Closed Ni55aN closed 5 years ago
I have implemented wrapper for PgBoss which allows to fail running jobs on shutdown. So far, I'm not completely sure about its stability. I did some tests and they all passed without problems (that is, after crashing the server, all incomplete jobs will be resumed)
class Queue {
constructor(id, dbConnection, debug = false) {
this.id = id;
this.boss = new PgBoss(dbConnection);
this.handler = null;
this.activeJobsId = [];
this.boss.on('error', error => console.error(error));
this._stop = false;
this._debug = debug;
}
setOptions(subscribeOptions, publishOptions) {
this.subscribeOptions = subscribeOptions;
this.publishOptions = publishOptions;
}
async start() {
await this.boss.start();
}
async stop() {
this._stop = true;
if(this.activeJobsId.length)
await this.boss.fail(this.activeJobsId);
await this.boss.stop();
}
async subscribe(callback) {
await this.boss.subscribe(this.id, this.subscribeOptions, async job => {
this._debug && console.log(`started ${job.id}`);
if(this._stop) throw '_stop';
this.activeJobsId.push(job.id);
await callback(job);
this.activeJobsId.splice(this.activeJobsId.indexOf(job.id), 1);
this._debug && console.log(`completed ${job.id}`);
});
}
async publish(data) {
return await this.boss.publish(this.id, data, this.publishOptions)
}
}
How to use:
const queue = new Queue('some-queue', 'postgres://...', true);
queue.setOptions({ teamSize: 8, teamConcurrency: 5 }, { retryLimit: 3, retryDelay: 0 });
(async function() {
await queue.start();
await queue.subscribe(async (job) => {
await delay(job.data.time);
// throw 'fail';
});
await queue.publish({ time: 5000 });
await queue.publish({ time: 1000 });
await queue.publish({ time: 2000 });
})();
async function shutdown() {
console.log('<\nshutdown')
await queue.stop();
console.log('shutdown\n>')
process.exit(1);
}
process.on('SIGINT', shutdown);
process.on('SIGTERM', shutdown);
Hey there! pg-boss monitors the state of all jobs and will automatically expire those which have not received a complete()
or fail()
. The default expiration is 15 minutes, so just adjust this down to your expected times.
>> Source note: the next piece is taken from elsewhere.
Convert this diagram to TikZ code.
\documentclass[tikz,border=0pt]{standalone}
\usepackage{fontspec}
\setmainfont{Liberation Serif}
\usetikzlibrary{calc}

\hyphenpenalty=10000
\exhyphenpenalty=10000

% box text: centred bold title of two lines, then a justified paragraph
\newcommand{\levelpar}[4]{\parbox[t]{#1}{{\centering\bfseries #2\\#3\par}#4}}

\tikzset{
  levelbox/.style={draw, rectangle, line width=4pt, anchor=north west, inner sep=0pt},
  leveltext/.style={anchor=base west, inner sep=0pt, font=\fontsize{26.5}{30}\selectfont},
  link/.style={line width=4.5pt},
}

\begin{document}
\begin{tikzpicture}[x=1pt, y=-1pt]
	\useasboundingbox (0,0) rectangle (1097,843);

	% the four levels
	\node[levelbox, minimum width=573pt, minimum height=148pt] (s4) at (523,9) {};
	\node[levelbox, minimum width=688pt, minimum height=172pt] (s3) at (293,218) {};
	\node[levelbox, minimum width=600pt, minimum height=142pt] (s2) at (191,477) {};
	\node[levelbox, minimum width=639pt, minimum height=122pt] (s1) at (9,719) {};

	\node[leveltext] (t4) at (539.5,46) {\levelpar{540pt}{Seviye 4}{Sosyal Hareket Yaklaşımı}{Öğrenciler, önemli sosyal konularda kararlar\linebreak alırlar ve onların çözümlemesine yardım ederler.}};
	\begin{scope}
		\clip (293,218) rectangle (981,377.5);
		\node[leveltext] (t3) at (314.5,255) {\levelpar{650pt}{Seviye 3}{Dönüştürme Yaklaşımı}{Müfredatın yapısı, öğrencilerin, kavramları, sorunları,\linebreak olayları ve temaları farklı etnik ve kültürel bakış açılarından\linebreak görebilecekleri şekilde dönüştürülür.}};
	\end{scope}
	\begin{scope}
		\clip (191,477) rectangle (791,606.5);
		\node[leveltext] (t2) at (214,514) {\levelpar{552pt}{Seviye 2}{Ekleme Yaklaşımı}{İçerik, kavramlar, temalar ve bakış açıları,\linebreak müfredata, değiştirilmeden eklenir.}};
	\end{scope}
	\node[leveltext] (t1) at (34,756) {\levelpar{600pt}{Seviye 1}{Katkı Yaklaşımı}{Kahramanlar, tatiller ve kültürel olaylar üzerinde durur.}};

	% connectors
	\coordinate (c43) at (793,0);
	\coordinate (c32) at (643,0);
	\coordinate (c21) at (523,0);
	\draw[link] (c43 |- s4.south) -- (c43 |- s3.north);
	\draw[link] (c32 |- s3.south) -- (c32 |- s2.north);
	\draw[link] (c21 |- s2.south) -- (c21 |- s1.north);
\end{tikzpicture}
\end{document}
@timgit what happens if the job is processed longer than the expiration time (several processes/servers are working on tasks)
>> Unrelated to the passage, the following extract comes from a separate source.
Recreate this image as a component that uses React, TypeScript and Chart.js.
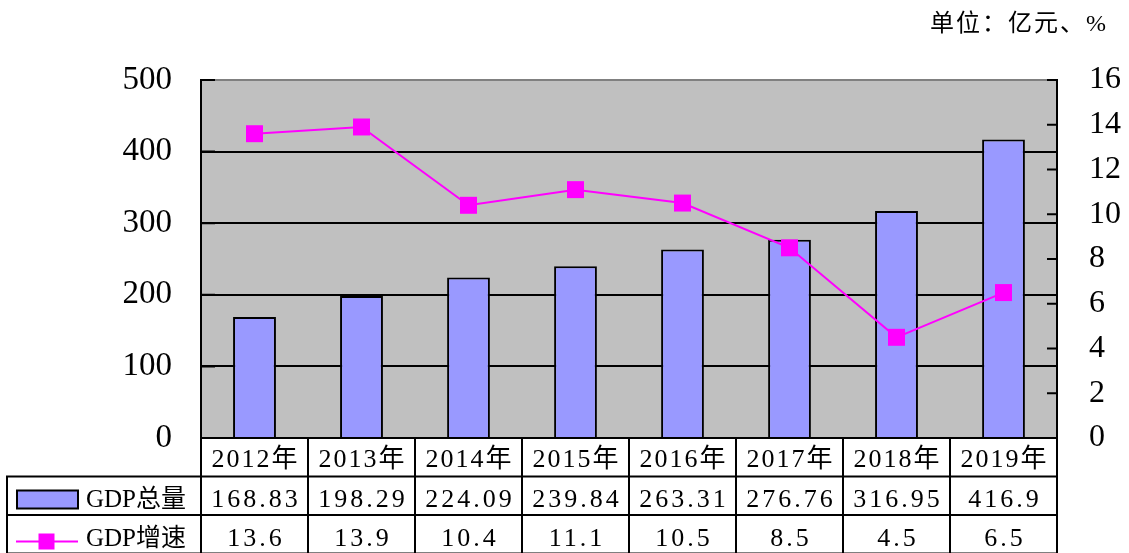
import React, { useEffect, useRef } from "react";
import { Chart, registerables } from "chart.js";

Chart.register(...registerables);

const categories = ["2012年", "2013年", "2014年", "2015年", "2016年", "2017年", "2018年", "2019年"];
const gdpTotal = [168.83, 198.29, 224.09, 239.84, 263.31, 276.76, 316.95, 416.9];
const gdpGrowth = [13.6, 13.9, 10.4, 11.1, 10.5, 8.5, 4.5, 6.5];
const seriesNames = ["GDP总量", "GDP增速"];
const unitText = "单位：亿元、%";
const leftMax = 500;
const leftStep = 100;
const rightMax = 16;
const rightStep = 2;

const BAR_COLOR = "#9999FF";
const LINE_COLOR = "#FF00FF";
const PLOT_BG = "#C0C0C0";
const FONT_FAMILY = '"Liberation Serif", "Noto Sans CJK SC", serif';

const plotPlugin = {
  id: "plotDecor",
  beforeDraw(chart: any) {
    const { ctx, chartArea: ca } = chart;
    ctx.save();
    ctx.fillStyle = "#ffffff";
    ctx.fillRect(0, 0, chart.width, chart.height);
    ctx.fillStyle = PLOT_BG;
    ctx.fillRect(ca.left, ca.top, ca.right - ca.left, ca.bottom - ca.top);
    ctx.restore();
  },
  afterDatasetsDraw(chart: any) {
    const { ctx, chartArea: ca, scales } = chart;
    ctx.save();
    ctx.strokeStyle = "#808080";
    ctx.lineWidth = 2;
    ctx.beginPath();
    ctx.moveTo(ca.left, ca.top);
    ctx.lineTo(ca.right, ca.top);
    ctx.stroke();
    ctx.strokeStyle = "#000";
    ctx.lineWidth = 2;
    ctx.beginPath();
    ctx.moveTo(ca.left, ca.top - 1);
    ctx.lineTo(ca.left, ca.bottom);
    ctx.moveTo(ca.right, ca.top - 1);
    ctx.lineTo(ca.right, ca.bottom);
    ctx.stroke();
    const yl = scales.y;
    ctx.beginPath();
    for (let v = 0; v <= leftMax; v += leftStep) {
      const py = yl.getPixelForValue(v);
      ctx.moveTo(ca.left, py);
      ctx.lineTo(ca.left + 14, py);
    }
    const yr = scales.y1;
    for (let v = 0; v <= rightMax; v += rightStep) {
      const py = yr.getPixelForValue(v);
      ctx.moveTo(ca.right, py);
      ctx.lineTo(ca.right - 10, py);
    }
    ctx.stroke();
    ctx.restore();
  },
  afterDraw(chart: any) {
    const { ctx, chartArea: ca } = chart;
    const n = categories.length;
    const cw = (ca.right - ca.left) / n;
    const rowH = 38.5;
    const r0 = ca.bottom;
    const rows = [r0, r0 + rowH, r0 + 2 * rowH, r0 + 3 * rowH];
    const tableLeft = 7;
    ctx.save();
    ctx.fillStyle = "#fff";
    ctx.fillRect(ca.left, r0, ca.right - ca.left, rows[3] - r0);
    ctx.fillRect(tableLeft, rows[1], ca.left - tableLeft, rows[3] - rows[1]);
    ctx.strokeStyle = "#000";
    ctx.lineWidth = 2;
    ctx.beginPath();
    ctx.moveTo(ca.left - 1, rows[0]);
    ctx.lineTo(ca.right + 1, rows[0]);
    for (let r = 1; r <= 3; r++) {
      ctx.moveTo(tableLeft - 1, rows[r]);
      ctx.lineTo(ca.right + 1, rows[r]);
    }
    for (let i = 0; i <= n; i++) {
      const xv = ca.left + i * cw;
      ctx.moveTo(xv, rows[0]);
      ctx.lineTo(xv, rows[3]);
    }
    ctx.moveTo(tableLeft, rows[1]);
    ctx.lineTo(tableLeft, rows[3]);
    ctx.stroke();

    ctx.fillStyle = "#000";
    ctx.textAlign = "center";
    ctx.textBaseline = "alphabetic";
    ctx.font = `26px ${FONT_FAMILY}`;
    (ctx as any).letterSpacing = "2px";
    for (let i = 0; i < n; i++) {
      const cx = ca.left + (i + 0.5) * cw + 1;
      ctx.fillText(categories[i], cx, rows[0] + 29);
    }
    (ctx as any).letterSpacing = "3px";
    for (let i = 0; i < n; i++) {
      const cx = ca.left + (i + 0.5) * cw + 1.5;
      ctx.fillText(String(gdpTotal[i]), cx, rows[1] + 30.5);
      ctx.fillText(String(gdpGrowth[i]), cx, rows[2] + 30.5);
    }
    ctx.font = `25px ${FONT_FAMILY}`;
    (ctx as any).letterSpacing = "0px";
    ctx.textAlign = "left";
    ctx.fillText(seriesNames[0], 86, rows[1] + 30.5);
    ctx.fillText(seriesNames[1], 86, rows[2] + 30.5);
    ctx.fillStyle = BAR_COLOR;
    ctx.fillRect(17, rows[1] + 14, 61, 18);
    ctx.strokeRect(17, rows[1] + 14, 61, 18);
    ctx.strokeStyle = LINE_COLOR;
    ctx.lineWidth = 2;
    ctx.beginPath();
    ctx.moveTo(16, rows[2] + 26.5);
    ctx.lineTo(78, rows[2] + 26.5);
    ctx.stroke();
    ctx.fillStyle = LINE_COLOR;
    ctx.fillRect(38.5, rows[2] + 18.5, 16, 16);

    ctx.fillStyle = "#000";
    ctx.textAlign = "right";
    ctx.font = `24px ${FONT_FAMILY}`;
    (ctx as any).letterSpacing = "2px";
    ctx.fillText(unitText, 1108, 31);
    ctx.restore();
  },
};

export default function App() {
  const canvasRef = useRef<HTMLCanvasElement | null>(null);

  useEffect(() => {
    if (!canvasRef.current) return;
    const chart = new Chart(canvasRef.current, {
      type: "bar",
      data: {
        labels: categories,
        datasets: [
          {
            type: "line",
            label: seriesNames[1],
            data: gdpGrowth,
            yAxisID: "y1",
            borderColor: LINE_COLOR,
            backgroundColor: LINE_COLOR,
            borderWidth: 2,
            pointStyle: "rect",
            pointRadius: 12,
            pointBorderWidth: 0,
            pointBackgroundColor: LINE_COLOR,
            tension: 0,
            order: 0,
          } as any,
          {
            type: "bar",
            label: seriesNames[0],
            data: gdpTotal,
            yAxisID: "y",
            backgroundColor: BAR_COLOR,
            borderColor: "#000",
            borderWidth: 2,
            barPercentage: 0.4,
            categoryPercentage: 1,
            order: 1,
          },
        ],
      },
      options: {
        animation: false,
        responsive: true,
        maintainAspectRatio: false,
        layout: { padding: { top: 80, bottom: 115, left: 0, right: 0 } },
        plugins: {
          legend: { display: false },
          tooltip: { enabled: false },
          title: { display: false },
        },
        scales: {
          x: { display: false },
          y: {
            position: "left",
            min: 0,
            max: leftMax,
            afterFit: (s: any) => {
              s.width = 201;
            },
            ticks: {
              stepSize: leftStep,
              color: "#000",
              padding: 29,
              font: { family: FONT_FAMILY, size: 33 },
            },
            grid: {
              drawTicks: false,
              color: (c: any) => (c.tick && (c.tick.value === leftMax || c.tick.value === 0) ? "rgba(0,0,0,0)" : "#000"),
              lineWidth: 2,
            },
            border: { display: false },
          },
          y1: {
            position: "right",
            min: 0,
            max: rightMax,
            afterFit: (s: any) => {
              s.width = 72;
            },
            ticks: {
              stepSize: rightStep,
              color: "#000",
              padding: 32,
              font: { family: FONT_FAMILY, size: 32 },
            },
            grid: { display: false, drawTicks: false },
            border: { display: false },
          },
        },
      },
      plugins: [plotPlugin],
    });
    return () => chart.destroy();
  }, []);

  return (
    <div style={{ position: "fixed", left: 0, top: 0, width: 1129, height: 553, background: "#fff" }}>
      <canvas ref={canvasRef} />
    </div>
  );
}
Will be the job started by another server?
How the job is handled on failure depends on the retry configuration on the job. If you have retyLimit set to 1, for example, it will be picked up again after expiration.
I have retyLimit = 3. Is it will be picked by server 2
despite the server 1
did't completed/failed the job?
Yes, it's first come, first served for jobs if you have multiple instances/subscribers
but how will the server 2
know that it should not process the expired job?
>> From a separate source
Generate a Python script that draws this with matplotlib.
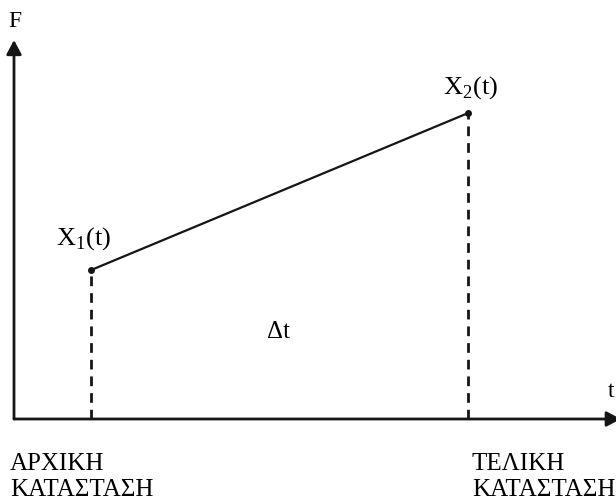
import matplotlib.pyplot as plt

plt.rcParams['font.family'] = ['Liberation Serif', 'DejaVu Serif']
plt.rcParams['mathtext.fontset'] = 'custom'
plt.rcParams['mathtext.rm'] = 'Liberation Serif'

# states: time and F value at start / end
t_states = [1.28, 7.54]
F_states = [3.93, 8.07]
point_labels = ['X$_{\\rm 1}$(t)', 'X$_{\\rm 2}$(t)']
state_names = ['ΑΡΧΙΚΗ\nΚΑΤΑΣΤΑΣΗ', 'ΤΕΛΙΚΗ\nΚΑΤΑΣΤΑΣΗ']
interval_label = 'Δt'

ink = '#151515'

fig = plt.figure(figsize=(6.16, 5.01), dpi=100)
ax = fig.add_axes([14 / 616, 82 / 501, 602 / 616, 379 / 501])
ax.set_xlim(0, 10)
ax.set_ylim(0, 10)
ax.axis('off')

arrow = dict(arrowstyle='-|>,head_length=0.85,head_width=0.45', lw=2, color=ink,
             shrinkA=0, shrinkB=0, mutation_scale=10)
# axes with arrows
ax.annotate('', xy=(0, 10), xytext=(0, 0), arrowprops=arrow, annotation_clip=False)
ax.annotate('', xy=(10.08, 0), xytext=(0, 0), arrowprops=arrow, annotation_clip=False)
ax.text(0.02, 10.5, 'F', fontsize=17, ha='center', va='center', color='black')
ax.text(9.92, 0.72, 't', fontsize=17, ha='center', va='center', color='black')

# line between the two states
ax.plot(t_states, F_states, color=ink, lw=1.6, marker='o', ms=4, clip_on=False)

# dashed drop lines
for t, F in zip(t_states, F_states):
    ax.plot([t, t], [0, F], color=ink, lw=2, ls=(0, (3.5, 2.5)))

ax.annotate(point_labels[0], (t_states[0], F_states[0]), xytext=(-25, 13),
            textcoords='offset points', fontsize=19, va='bottom', ha='left')
ax.annotate(point_labels[1], (t_states[1], F_states[1]), xytext=(-18, 9),
            textcoords='offset points', fontsize=19, va='bottom', ha='left')

ax.text(4.39, 2.3, interval_label, fontsize=18, ha='center', va='center')

fig.text(10 / 616, 1 - 453 / 501, state_names[0], fontsize=18, ha='left', va='top',
         linespacing=1.25)
fig.text(472 / 616, 1 - 453 / 501, state_names[1], fontsize=18, ha='left', va='top',
         linespacing=1.25)

fig.savefig('out.png', dpi=100)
If you have retries enabled, you want the job to be tried again. I’m not sure I’m understanding your question.
I have next options:
Steps:
As a result a job with retry
status cannot be completed
The issue in your configuration is that your job expired after 10s and is considered failed. If your job takes 25s, you should plan for that and not set it to 10s.
You said that the 2nd server picked up the retry after the first job expired. This is exactly what you want to happen. I don’t see why you think this is a problem. This use case is also not something specific to pg-boss, but rather how any distributed system with job retries would work. You need to determine “how long is long enough before I consider this server died while processing my job?” Expiration is a fail-safe, and usually indicates something unexpected happened.
@timgit can the expirein
value be dynamic? For example, when job may take longer than usual, but I don't want to expire it
expireIn is a config on the publish side. You could add an onComplete subscription, check for failed=true and state=expired, then republish with a longer expiration if that fits your use case.
@timgit I don't want to cancel current job since it's goes on successfully
I don't know the specifics of your use case, so I can only comment on generalities here. In general, just use expiration "the longest this job should ever take". If that means that sometimes the job will take 24 hours, for example, just set the job expiration to 24 hours. I imagine if these are important enough then you build another set of jobs which wake up and monitor such a long-running process.
I call
await boss.stop ()
, but theactive
jobs remain in the database and do not resume after the server restart. Should I callboss.fail()
for each active tasks manually or does pg-boss have a built-in methods?